### Written problem
Return each line holding the string "LaTeX".

### Dataset extract

-- start --

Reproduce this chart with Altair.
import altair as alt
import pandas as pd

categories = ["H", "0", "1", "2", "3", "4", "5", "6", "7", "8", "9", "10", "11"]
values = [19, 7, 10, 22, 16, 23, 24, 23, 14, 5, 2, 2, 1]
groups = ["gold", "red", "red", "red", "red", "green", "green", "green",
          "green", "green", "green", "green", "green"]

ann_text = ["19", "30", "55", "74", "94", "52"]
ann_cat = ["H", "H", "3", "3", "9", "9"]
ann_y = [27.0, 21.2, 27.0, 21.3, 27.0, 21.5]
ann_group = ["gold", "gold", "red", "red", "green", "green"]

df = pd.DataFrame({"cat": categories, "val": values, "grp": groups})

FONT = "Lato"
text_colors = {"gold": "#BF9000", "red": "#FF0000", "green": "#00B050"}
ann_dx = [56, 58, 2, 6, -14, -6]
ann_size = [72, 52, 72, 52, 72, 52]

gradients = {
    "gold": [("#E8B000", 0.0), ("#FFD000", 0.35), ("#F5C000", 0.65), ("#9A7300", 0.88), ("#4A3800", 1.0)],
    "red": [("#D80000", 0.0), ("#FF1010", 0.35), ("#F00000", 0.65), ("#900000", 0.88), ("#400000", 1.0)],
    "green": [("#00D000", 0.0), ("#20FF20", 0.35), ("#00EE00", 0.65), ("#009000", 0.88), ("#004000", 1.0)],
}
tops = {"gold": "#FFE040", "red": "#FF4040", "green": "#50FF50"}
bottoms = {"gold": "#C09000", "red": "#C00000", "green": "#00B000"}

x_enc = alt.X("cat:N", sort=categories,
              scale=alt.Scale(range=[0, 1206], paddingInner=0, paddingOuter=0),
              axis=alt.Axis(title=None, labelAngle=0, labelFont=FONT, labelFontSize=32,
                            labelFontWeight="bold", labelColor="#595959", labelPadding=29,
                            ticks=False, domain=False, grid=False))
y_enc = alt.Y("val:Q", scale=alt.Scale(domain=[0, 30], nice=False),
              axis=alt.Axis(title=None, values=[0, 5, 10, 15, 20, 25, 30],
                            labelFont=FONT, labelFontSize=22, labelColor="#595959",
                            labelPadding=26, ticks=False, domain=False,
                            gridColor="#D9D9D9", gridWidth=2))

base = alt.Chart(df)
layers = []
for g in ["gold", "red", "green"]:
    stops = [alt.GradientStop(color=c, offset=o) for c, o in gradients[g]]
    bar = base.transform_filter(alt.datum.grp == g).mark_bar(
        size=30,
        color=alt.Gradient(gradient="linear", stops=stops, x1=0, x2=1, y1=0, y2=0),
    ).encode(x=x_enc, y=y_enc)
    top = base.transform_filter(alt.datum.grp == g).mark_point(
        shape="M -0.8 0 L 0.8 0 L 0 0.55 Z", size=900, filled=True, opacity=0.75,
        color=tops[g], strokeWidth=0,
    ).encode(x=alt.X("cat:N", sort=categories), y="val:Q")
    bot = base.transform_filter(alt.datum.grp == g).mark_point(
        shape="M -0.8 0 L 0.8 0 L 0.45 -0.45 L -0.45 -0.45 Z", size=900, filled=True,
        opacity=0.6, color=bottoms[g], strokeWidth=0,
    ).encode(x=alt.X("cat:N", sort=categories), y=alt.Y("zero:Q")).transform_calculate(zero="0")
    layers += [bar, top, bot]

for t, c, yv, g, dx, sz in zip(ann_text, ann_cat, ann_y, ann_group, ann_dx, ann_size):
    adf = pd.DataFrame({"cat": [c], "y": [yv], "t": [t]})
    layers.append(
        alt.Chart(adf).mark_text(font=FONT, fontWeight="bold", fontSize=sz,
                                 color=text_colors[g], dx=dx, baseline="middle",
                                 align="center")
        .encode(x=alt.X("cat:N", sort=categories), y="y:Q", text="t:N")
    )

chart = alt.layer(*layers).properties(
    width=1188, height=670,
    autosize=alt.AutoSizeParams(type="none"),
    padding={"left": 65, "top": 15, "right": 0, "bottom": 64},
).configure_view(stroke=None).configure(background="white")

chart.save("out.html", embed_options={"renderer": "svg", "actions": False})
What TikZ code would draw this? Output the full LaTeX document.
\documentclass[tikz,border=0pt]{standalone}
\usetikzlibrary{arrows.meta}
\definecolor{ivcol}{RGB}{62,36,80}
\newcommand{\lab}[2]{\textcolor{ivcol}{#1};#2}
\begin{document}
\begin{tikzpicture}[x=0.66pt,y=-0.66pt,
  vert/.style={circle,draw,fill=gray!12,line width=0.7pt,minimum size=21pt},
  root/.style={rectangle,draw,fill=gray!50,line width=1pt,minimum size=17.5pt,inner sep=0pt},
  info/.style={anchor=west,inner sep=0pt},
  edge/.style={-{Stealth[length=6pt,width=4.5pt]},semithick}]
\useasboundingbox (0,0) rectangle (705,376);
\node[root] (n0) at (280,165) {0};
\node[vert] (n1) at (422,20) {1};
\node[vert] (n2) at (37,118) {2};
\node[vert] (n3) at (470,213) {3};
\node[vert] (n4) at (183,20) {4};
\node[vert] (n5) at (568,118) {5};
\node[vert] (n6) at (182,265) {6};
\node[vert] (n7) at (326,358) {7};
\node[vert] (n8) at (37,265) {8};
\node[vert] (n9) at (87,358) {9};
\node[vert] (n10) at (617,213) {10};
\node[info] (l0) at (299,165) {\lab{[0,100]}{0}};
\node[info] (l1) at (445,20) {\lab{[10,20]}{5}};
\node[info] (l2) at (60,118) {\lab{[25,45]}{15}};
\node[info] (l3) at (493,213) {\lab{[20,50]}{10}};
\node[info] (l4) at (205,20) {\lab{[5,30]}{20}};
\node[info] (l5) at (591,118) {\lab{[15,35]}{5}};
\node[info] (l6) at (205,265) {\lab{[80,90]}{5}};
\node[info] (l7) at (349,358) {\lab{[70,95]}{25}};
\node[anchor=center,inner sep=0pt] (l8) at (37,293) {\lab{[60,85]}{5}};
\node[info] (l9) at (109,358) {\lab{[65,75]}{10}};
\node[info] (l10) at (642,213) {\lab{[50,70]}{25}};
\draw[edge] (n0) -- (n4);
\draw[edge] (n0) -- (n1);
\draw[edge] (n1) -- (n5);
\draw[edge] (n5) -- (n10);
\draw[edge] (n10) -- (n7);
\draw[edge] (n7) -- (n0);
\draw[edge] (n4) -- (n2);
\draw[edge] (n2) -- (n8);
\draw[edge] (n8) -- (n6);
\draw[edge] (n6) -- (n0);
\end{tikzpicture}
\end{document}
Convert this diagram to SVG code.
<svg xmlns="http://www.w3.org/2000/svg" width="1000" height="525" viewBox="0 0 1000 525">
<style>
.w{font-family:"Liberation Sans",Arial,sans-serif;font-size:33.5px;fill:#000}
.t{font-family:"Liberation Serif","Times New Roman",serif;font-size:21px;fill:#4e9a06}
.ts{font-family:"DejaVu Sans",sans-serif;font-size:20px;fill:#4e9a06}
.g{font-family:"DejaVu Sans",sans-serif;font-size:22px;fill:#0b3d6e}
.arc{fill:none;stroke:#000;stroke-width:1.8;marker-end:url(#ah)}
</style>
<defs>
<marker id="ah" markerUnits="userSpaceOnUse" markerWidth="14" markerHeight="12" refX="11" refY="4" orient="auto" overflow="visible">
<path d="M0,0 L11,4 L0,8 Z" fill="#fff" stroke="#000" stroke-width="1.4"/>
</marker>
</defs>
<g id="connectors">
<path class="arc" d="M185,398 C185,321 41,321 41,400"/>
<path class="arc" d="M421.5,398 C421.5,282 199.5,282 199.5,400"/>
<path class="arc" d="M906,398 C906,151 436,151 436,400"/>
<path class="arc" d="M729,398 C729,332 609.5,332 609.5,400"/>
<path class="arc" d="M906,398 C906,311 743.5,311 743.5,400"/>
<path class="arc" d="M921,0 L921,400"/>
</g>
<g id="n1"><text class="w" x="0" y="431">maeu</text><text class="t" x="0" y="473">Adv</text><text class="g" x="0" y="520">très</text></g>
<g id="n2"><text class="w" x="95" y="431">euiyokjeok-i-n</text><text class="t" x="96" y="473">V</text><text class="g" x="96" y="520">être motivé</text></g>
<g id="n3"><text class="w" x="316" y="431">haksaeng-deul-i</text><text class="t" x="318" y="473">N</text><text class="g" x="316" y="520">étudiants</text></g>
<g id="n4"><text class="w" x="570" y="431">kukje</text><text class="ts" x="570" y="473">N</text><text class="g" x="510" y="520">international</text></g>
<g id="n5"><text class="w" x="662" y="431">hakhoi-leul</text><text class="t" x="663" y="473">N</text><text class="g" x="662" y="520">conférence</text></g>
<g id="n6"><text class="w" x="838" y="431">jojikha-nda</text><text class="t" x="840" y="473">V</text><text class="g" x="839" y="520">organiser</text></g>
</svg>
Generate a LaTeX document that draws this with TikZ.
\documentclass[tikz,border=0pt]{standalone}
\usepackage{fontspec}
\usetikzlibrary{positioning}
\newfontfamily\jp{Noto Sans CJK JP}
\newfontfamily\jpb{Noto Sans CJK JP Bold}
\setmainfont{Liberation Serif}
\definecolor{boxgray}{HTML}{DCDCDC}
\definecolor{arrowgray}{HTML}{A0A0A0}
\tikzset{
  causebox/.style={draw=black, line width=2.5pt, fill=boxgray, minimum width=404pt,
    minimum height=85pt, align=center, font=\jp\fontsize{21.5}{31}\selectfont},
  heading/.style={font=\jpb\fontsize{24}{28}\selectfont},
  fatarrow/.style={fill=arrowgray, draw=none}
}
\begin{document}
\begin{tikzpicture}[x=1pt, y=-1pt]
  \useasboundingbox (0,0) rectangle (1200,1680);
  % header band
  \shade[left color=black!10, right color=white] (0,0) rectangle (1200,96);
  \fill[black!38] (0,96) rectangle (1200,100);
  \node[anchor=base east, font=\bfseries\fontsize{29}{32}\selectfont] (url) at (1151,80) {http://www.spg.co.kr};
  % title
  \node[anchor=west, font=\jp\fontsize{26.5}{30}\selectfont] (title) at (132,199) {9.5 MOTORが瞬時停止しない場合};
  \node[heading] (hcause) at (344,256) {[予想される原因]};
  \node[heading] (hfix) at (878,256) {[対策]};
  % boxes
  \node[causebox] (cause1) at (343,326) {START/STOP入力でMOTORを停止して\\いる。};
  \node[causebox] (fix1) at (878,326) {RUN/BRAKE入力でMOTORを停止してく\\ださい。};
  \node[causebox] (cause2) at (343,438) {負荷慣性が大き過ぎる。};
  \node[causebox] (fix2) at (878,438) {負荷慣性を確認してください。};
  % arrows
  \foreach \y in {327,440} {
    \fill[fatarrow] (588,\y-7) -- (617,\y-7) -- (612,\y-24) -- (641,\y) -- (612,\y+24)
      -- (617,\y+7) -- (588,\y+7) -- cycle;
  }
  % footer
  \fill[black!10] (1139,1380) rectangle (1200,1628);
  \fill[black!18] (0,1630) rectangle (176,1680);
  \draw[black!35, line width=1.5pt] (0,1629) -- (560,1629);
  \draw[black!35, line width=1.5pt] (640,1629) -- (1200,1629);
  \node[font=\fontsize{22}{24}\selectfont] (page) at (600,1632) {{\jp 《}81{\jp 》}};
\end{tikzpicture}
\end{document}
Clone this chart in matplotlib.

-- end --

### Solution for this exercise
What TikZ code would draw this? Output the full LaTeX document.
Generate a LaTeX document that draws this with TikZ.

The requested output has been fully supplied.